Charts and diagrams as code

┌──

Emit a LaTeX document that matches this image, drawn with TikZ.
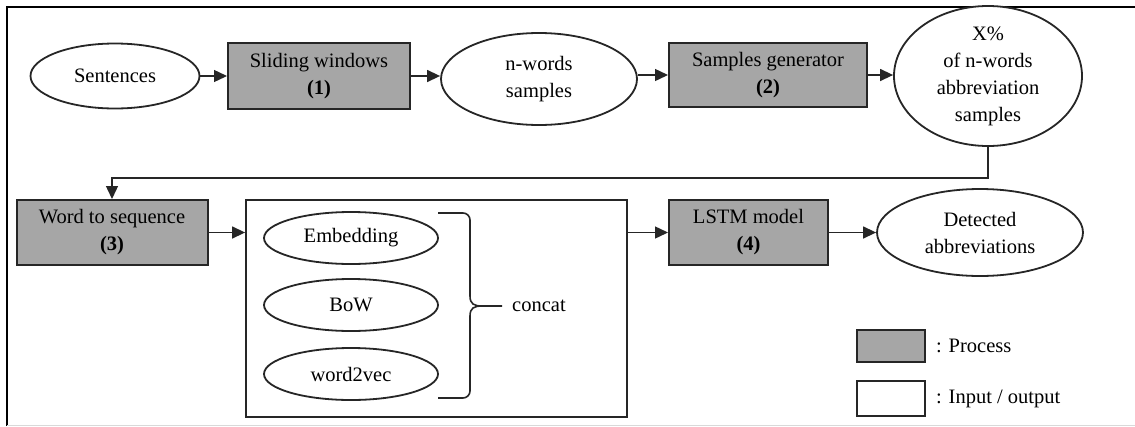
\documentclass[tikz,border=0pt]{standalone}
\usepackage{fontspec}
\setmainfont{Liberation Serif}
\usetikzlibrary{shapes.geometric,arrows.meta}
\definecolor{procgray}{RGB}{166,166,166}
\tikzset{
  base/.style={font=\fontsize{20.5}{27}\selectfont, align=center, inner sep=0pt, text=black},
  proc/.style={base, rectangle, draw=black!85, line width=2pt, fill=procgray},
  io/.style={base, ellipse, draw=black!85, line width=1.8pt, fill=white},
  iobox/.style={base, rectangle, draw=black!85, line width=1.8pt, fill=white},
  arr/.style={draw=black!85, line width=1.4pt, -{Triangle[length=13pt,width=12pt]}},
  frame/.style={draw=black, line width=2pt},
}
\begin{document}
\begin{tikzpicture}[x=1pt,y=-1pt]
\useasboundingbox (0,0) rectangle (1135,426);
\draw[frame] (7,426) -- (7,7) -- (1135,7);
\draw[black!15, line width=1pt] (7,425) -- (1135,425);

\node[io, minimum width=169pt, minimum height=65pt] (sent) at (115,76) {Sentences};
\node[proc, minimum width=182pt, minimum height=66pt] (slide) at (319,76) {Sliding windows\\\textbf{(1)}};
\node[io, minimum width=196pt, minimum height=92pt] (nw) at (539,79) {n-words\\samples};
\node[proc, minimum width=198pt, minimum height=64pt] (sg) at (768,75) {Samples generator\\\textbf{(2)}};
\node[io, minimum width=188pt, minimum height=121pt] (xp) at (988,76) {X\%\\of n-words\\abbreviation\\samples};

\node[proc, minimum width=191pt, minimum height=65pt] (w2s) at (112,232.5) {Word to sequence\\\textbf{(3)}};
\node[iobox, minimum width=381pt, minimum height=217pt] (big) at (436.5,308.5) {};
\node[io, minimum width=174pt, minimum height=52pt] (emb) at (351,238) {Embedding};
\node[io, minimum width=174pt, minimum height=52pt] (bow) at (351,305) {BoW};
\node[io, minimum width=174pt, minimum height=52pt] (w2v) at (351,374) {word2vec};
\node[base, anchor=west] (concat) at (512,306) {concat};
\node[proc, minimum width=159pt, minimum height=65pt] (lstm) at (748.5,232.5) {LSTM model\\\textbf{(4)}};
\node[io, minimum width=206pt, minimum height=87pt] (det) at (980,232.5) {Detected\\abbreviations};

% brace
\coordinate (btop) at (438,213);
\coordinate (bbot) at (438,398);
\coordinate (btip) at (502,306);
\draw[draw=black!85, line width=1.6pt]
  (btop) -- (463,213) arc[start angle=90, end angle=0, radius=7pt] -- (470,296)
  .. controls (470,304) and (474,306) .. (482,306) -- (btip);
\draw[draw=black!85, line width=1.6pt]
  (bbot) -- (463,398) arc[start angle=-90, end angle=0, radius=7pt] -- (470,316)
  .. controls (470,308) and (474,306) .. (482,306);

% legend
\node[proc, minimum width=68pt, minimum height=32pt] (lp) at (891,346) {};
\node[iobox, minimum width=68pt, minimum height=35pt] (li) at (891,398.5) {};
\node[base, anchor=west] (lpt) at (936,346) {: Process};
\node[base, anchor=west] (lit) at (936,398.5) {: Input / output};

% connectors
\draw[arr] (sent) -- (slide);
\draw[arr] (slide) -- (nw.west |- slide.east);
\draw[arr] (nw.east |- sg.west) -- (sg.west);
\draw[arr] (sg) -- (xp.west |- sg.east);
\draw[arr] (xp.south) -- ++(0,31) -| (w2s.north);
\draw[arr] (w2s.east) -- (big.west |- w2s.east);
\draw[arr] (big.east |- lstm.west) -- (lstm.west);
\draw[arr] (lstm.east) -- (det.west);
\end{tikzpicture}
\end{document}
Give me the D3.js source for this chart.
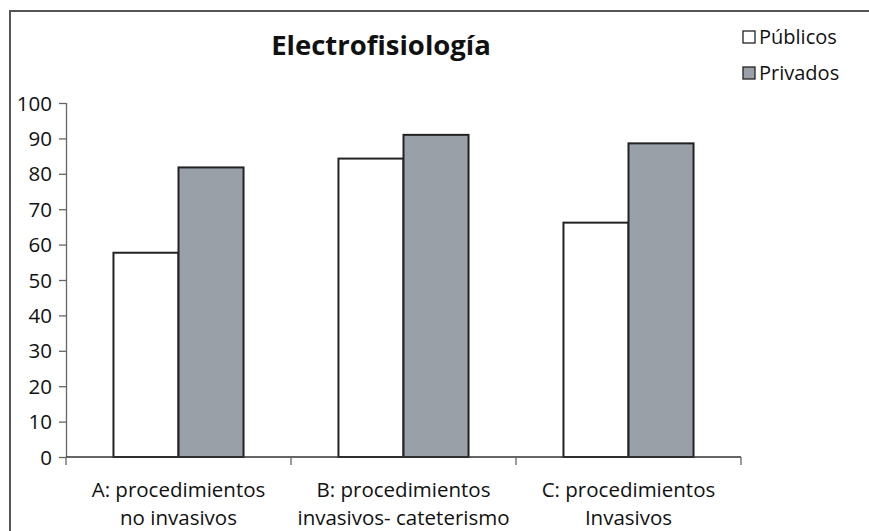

└──

Restate the entire listing word for word, excluding pictures.

Emit a LaTeX document that matches this image, drawn with TikZ.
\documentclass[tikz,border=0pt]{standalone}
\usepackage{fontspec}
\setmainfont{Liberation Serif}
\usetikzlibrary{shapes.geometric,arrows.meta}
\definecolor{procgray}{RGB}{166,166,166}
\tikzset{
  base/.style={font=\fontsize{20.5}{27}\selectfont, align=center, inner sep=0pt, text=black},
  proc/.style={base, rectangle, draw=black!85, line width=2pt, fill=procgray},
  io/.style={base, ellipse, draw=black!85, line width=1.8pt, fill=white},
  iobox/.style={base, rectangle, draw=black!85, line width=1.8pt, fill=white},
  arr/.style={draw=black!85, line width=1.4pt, -{Triangle[length=13pt,width=12pt]}},
  frame/.style={draw=black, line width=2pt},
}
\begin{document}
\begin{tikzpicture}[x=1pt,y=-1pt]
\useasboundingbox (0,0) rectangle (1135,426);
\draw[frame] (7,426) -- (7,7) -- (1135,7);
\draw[black!15, line width=1pt] (7,425) -- (1135,425);

\node[io, minimum width=169pt, minimum height=65pt] (sent) at (115,76) {Sentences};
\node[proc, minimum width=182pt, minimum height=66pt] (slide) at (319,76) {Sliding windows\\\textbf{(1)}};
\node[io, minimum width=196pt, minimum height=92pt] (nw) at (539,79) {n-words\\samples};
\node[proc, minimum width=198pt, minimum height=64pt] (sg) at (768,75) {Samples generator\\\textbf{(2)}};
\node[io, minimum width=188pt, minimum height=121pt] (xp) at (988,76) {X\%\\of n-words\\abbreviation\\samples};

\node[proc, minimum width=191pt, minimum height=65pt] (w2s) at (112,232.5) {Word to sequence\\\textbf{(3)}};
\node[iobox, minimum width=381pt, minimum height=217pt] (big) at (436.5,308.5) {};
\node[io, minimum width=174pt, minimum height=52pt] (emb) at (351,238) {Embedding};
\node[io, minimum width=174pt, minimum height=52pt] (bow) at (351,305) {BoW};
\node[io, minimum width=174pt, minimum height=52pt] (w2v) at (351,374) {word2vec};
\node[base, anchor=west] (concat) at (512,306) {concat};
\node[proc, minimum width=159pt, minimum height=65pt] (lstm) at (748.5,232.5) {LSTM model\\\textbf{(4)}};
\node[io, minimum width=206pt, minimum height=87pt] (det) at (980,232.5) {Detected\\abbreviations};

% brace
\coordinate (btop) at (438,213);
\coordinate (bbot) at (438,398);
\coordinate (btip) at (502,306);
\draw[draw=black!85, line width=1.6pt]
  (btop) -- (463,213) arc[start angle=90, end angle=0, radius=7pt] -- (470,296)
  .. controls (470,304) and (474,306) .. (482,306) -- (btip);
\draw[draw=black!85, line width=1.6pt]
  (bbot) -- (463,398) arc[start angle=-90, end angle=0, radius=7pt] -- (470,316)
  .. controls (470,308) and (474,306) .. (482,306);

% legend
\node[proc, minimum width=68pt, minimum height=32pt] (lp) at (891,346) {};
\node[iobox, minimum width=68pt, minimum height=35pt] (li) at (891,398.5) {};
\node[base, anchor=west] (lpt) at (936,346) {: Process};
\node[base, anchor=west] (lit) at (936,398.5) {: Input / output};

% connectors
\draw[arr] (sent) -- (slide);
\draw[arr] (slide) -- (nw.west |- slide.east);
\draw[arr] (nw.east |- sg.west) -- (sg.west);
\draw[arr] (sg) -- (xp.west |- sg.east);
\draw[arr] (xp.south) -- ++(0,31) -| (w2s.north);
\draw[arr] (w2s.east) -- (big.west |- w2s.east);
\draw[arr] (big.east |- lstm.west) -- (lstm.west);
\draw[arr] (lstm.east) -- (det.west);
\end{tikzpicture}
\end{document}
Give me the D3.js source for this chart.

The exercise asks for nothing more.